= STATED TASK =
Write out exactly the lines between the line containing "Clone this chart in matplotlib." and the line containing "fill=False, edgecolor='black', linewidth=2))", including both of those lines, and nothing more.

Lines of data:
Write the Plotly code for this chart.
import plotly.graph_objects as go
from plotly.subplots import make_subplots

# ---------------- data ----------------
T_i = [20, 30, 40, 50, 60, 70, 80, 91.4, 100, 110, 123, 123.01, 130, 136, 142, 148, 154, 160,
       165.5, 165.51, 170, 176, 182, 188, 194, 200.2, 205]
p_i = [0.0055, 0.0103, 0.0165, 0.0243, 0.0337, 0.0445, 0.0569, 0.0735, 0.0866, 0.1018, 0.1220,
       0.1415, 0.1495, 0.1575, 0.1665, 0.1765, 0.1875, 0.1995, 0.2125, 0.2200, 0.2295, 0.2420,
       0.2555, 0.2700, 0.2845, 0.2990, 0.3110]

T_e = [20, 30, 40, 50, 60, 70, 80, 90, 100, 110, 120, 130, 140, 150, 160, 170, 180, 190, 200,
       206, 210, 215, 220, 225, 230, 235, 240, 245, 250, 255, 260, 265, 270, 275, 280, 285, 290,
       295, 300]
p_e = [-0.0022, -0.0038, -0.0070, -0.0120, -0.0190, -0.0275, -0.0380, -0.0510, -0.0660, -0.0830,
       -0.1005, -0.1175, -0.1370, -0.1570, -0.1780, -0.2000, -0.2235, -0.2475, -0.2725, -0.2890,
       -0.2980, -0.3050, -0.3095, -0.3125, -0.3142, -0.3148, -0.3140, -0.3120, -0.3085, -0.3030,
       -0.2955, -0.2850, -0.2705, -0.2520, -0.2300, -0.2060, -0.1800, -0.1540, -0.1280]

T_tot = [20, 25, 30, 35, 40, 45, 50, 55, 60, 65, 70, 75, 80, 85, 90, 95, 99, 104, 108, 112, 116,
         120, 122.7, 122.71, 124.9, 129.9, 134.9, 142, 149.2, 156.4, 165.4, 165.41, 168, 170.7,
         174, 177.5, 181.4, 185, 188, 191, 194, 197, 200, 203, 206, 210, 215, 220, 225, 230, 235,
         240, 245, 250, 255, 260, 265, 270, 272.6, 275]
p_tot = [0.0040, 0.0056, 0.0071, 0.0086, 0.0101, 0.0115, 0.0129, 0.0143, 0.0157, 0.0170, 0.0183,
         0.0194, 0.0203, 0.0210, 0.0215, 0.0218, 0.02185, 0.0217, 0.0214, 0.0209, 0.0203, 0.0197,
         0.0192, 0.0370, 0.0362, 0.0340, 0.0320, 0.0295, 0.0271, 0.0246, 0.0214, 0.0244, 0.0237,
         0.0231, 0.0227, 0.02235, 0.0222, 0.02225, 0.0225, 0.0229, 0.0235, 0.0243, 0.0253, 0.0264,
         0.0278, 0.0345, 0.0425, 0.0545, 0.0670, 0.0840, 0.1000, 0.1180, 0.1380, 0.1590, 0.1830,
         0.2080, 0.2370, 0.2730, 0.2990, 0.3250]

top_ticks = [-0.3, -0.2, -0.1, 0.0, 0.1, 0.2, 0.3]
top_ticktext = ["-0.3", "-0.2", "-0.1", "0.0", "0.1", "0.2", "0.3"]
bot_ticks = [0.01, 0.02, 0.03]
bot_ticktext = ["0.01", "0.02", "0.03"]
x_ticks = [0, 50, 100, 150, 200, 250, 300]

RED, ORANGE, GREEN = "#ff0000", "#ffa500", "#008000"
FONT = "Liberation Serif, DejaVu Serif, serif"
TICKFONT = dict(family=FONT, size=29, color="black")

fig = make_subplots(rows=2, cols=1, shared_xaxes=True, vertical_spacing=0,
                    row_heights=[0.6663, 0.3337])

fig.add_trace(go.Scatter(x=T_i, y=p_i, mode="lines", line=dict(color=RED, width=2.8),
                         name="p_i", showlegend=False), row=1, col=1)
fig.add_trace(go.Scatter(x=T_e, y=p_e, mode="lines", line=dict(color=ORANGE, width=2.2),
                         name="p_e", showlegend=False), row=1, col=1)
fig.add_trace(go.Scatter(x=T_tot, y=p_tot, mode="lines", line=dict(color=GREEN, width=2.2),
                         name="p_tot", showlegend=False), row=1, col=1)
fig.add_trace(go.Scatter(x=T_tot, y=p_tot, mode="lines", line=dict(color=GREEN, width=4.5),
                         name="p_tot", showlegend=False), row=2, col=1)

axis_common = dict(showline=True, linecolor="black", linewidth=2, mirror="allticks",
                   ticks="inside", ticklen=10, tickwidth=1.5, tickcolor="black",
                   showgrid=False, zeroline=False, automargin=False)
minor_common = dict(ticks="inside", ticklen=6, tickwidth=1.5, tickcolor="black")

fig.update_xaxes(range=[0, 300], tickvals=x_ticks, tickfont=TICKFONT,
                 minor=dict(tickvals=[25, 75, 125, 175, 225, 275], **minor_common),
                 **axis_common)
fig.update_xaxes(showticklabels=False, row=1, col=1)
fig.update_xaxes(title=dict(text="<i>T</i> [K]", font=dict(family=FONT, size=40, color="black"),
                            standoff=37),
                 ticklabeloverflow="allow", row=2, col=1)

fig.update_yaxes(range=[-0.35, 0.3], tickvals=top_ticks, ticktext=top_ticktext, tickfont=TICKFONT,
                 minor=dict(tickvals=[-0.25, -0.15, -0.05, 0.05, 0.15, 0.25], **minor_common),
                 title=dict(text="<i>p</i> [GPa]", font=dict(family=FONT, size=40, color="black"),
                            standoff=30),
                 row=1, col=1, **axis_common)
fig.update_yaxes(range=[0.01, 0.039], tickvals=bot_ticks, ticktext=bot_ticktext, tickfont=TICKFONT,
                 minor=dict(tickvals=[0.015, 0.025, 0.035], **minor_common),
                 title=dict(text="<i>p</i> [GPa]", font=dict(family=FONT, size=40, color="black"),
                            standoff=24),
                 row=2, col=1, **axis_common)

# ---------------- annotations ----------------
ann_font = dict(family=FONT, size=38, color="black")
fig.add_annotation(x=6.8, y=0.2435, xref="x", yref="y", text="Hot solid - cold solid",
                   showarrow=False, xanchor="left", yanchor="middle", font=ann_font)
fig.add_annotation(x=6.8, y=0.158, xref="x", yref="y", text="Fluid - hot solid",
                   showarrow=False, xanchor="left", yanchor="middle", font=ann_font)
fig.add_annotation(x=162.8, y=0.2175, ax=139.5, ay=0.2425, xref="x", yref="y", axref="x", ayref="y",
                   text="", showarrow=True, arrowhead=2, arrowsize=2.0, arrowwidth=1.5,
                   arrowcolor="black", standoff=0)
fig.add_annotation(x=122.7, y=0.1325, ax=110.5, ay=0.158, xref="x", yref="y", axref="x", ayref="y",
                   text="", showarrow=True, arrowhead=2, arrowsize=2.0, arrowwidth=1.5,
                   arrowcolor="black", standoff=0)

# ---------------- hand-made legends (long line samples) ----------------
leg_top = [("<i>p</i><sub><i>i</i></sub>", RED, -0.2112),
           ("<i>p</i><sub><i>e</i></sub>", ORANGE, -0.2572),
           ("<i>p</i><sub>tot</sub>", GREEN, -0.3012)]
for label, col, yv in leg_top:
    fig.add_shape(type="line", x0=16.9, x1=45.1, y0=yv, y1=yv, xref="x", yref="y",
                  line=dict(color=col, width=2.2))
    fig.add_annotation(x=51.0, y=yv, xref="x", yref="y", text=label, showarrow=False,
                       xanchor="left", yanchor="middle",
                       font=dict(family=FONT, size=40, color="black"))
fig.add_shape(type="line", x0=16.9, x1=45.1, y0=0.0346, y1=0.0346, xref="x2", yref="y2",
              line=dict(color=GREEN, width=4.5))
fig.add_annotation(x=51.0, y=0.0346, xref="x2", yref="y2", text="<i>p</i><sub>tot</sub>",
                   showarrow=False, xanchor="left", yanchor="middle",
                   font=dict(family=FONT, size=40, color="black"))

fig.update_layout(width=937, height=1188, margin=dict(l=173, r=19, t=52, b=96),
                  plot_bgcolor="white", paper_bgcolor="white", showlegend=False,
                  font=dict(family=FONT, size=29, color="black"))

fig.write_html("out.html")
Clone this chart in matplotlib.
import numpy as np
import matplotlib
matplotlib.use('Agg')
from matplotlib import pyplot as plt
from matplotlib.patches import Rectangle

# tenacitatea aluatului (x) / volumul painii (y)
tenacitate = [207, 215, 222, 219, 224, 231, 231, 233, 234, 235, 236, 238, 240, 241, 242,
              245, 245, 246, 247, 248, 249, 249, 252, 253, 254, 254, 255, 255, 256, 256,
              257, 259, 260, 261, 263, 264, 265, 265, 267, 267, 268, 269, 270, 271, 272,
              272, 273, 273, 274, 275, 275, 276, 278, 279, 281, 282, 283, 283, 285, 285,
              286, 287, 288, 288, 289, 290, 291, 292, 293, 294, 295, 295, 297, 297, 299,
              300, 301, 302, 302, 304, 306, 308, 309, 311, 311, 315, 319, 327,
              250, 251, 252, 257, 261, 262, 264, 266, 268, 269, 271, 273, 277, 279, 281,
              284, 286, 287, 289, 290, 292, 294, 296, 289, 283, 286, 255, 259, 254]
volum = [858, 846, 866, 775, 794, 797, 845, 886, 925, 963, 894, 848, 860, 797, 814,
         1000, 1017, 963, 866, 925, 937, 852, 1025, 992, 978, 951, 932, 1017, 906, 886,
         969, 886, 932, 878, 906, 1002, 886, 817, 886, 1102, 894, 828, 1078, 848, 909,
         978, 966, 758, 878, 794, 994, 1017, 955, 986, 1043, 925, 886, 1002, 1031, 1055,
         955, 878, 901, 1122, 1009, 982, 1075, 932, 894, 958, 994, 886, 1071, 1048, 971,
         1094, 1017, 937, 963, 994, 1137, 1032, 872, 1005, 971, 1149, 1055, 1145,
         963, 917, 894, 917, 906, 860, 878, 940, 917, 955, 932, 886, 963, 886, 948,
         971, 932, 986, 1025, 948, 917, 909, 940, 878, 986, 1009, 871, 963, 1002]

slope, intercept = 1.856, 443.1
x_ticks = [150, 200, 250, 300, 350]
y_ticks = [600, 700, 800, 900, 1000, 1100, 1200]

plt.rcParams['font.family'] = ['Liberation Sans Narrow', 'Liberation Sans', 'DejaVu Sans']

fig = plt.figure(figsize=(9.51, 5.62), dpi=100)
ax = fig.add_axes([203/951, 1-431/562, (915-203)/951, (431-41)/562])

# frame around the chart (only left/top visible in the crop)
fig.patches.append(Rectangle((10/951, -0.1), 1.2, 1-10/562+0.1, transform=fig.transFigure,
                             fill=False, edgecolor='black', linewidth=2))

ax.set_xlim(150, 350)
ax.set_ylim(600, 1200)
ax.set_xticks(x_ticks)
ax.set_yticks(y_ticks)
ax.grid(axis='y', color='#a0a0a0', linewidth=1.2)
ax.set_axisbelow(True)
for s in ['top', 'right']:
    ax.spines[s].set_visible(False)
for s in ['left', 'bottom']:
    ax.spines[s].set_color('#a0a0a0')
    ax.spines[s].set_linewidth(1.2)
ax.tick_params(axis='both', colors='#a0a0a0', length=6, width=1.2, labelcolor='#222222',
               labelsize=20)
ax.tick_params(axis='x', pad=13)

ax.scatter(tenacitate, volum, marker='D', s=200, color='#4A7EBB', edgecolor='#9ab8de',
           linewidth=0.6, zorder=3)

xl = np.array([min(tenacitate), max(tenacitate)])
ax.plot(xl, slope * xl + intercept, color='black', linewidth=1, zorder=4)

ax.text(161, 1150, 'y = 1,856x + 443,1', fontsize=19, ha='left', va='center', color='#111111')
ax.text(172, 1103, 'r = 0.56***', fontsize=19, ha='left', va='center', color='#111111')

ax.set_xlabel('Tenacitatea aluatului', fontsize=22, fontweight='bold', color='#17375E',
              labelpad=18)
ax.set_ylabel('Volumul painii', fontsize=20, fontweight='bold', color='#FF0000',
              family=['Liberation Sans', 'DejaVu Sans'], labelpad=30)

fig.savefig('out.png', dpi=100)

= WRITTEN ANSWER =
Clone this chart in matplotlib.
import numpy as np
import matplotlib
matplotlib.use('Agg')
from matplotlib import pyplot as plt
from matplotlib.patches import Rectangle

# tenacitatea aluatului (x) / volumul painii (y)
tenacitate = [207, 215, 222, 219, 224, 231, 231, 233, 234, 235, 236, 238, 240, 241, 242,
              245, 245, 246, 247, 248, 249, 249, 252, 253, 254, 254, 255, 255, 256, 256,
              257, 259, 260, 261, 263, 264, 265, 265, 267, 267, 268, 269, 270, 271, 272,
              272, 273, 273, 274, 275, 275, 276, 278, 279, 281, 282, 283, 283, 285, 285,
              286, 287, 288, 288, 289, 290, 291, 292, 293, 294, 295, 295, 297, 297, 299,
              300, 301, 302, 302, 304, 306, 308, 309, 311, 311, 315, 319, 327,
              250, 251, 252, 257, 261, 262, 264, 266, 268, 269, 271, 273, 277, 279, 281,
              284, 286, 287, 289, 290, 292, 294, 296, 289, 283, 286, 255, 259, 254]
volum = [858, 846, 866, 775, 794, 797, 845, 886, 925, 963, 894, 848, 860, 797, 814,
         1000, 1017, 963, 866, 925, 937, 852, 1025, 992, 978, 951, 932, 1017, 906, 886,
         969, 886, 932, 878, 906, 1002, 886, 817, 886, 1102, 894, 828, 1078, 848, 909,
         978, 966, 758, 878, 794, 994, 1017, 955, 986, 1043, 925, 886, 1002, 1031, 1055,
         955, 878, 901, 1122, 1009, 982, 1075, 932, 894, 958, 994, 886, 1071, 1048, 971,
         1094, 1017, 937, 963, 994, 1137, 1032, 872, 1005, 971, 1149, 1055, 1145,
         963, 917, 894, 917, 906, 860, 878, 940, 917, 955, 932, 886, 963, 886, 948,
         971, 932, 986, 1025, 948, 917, 909, 940, 878, 986, 1009, 871, 963, 1002]

slope, intercept = 1.856, 443.1
x_ticks = [150, 200, 250, 300, 350]
y_ticks = [600, 700, 800, 900, 1000, 1100, 1200]

plt.rcParams['font.family'] = ['Liberation Sans Narrow', 'Liberation Sans', 'DejaVu Sans']

fig = plt.figure(figsize=(9.51, 5.62), dpi=100)
ax = fig.add_axes([203/951, 1-431/562, (915-203)/951, (431-41)/562])

# frame around the chart (only left/top visible in the crop)
fig.patches.append(Rectangle((10/951, -0.1), 1.2, 1-10/562+0.1, transform=fig.transFigure,
                             fill=False, edgecolor='black', linewidth=2))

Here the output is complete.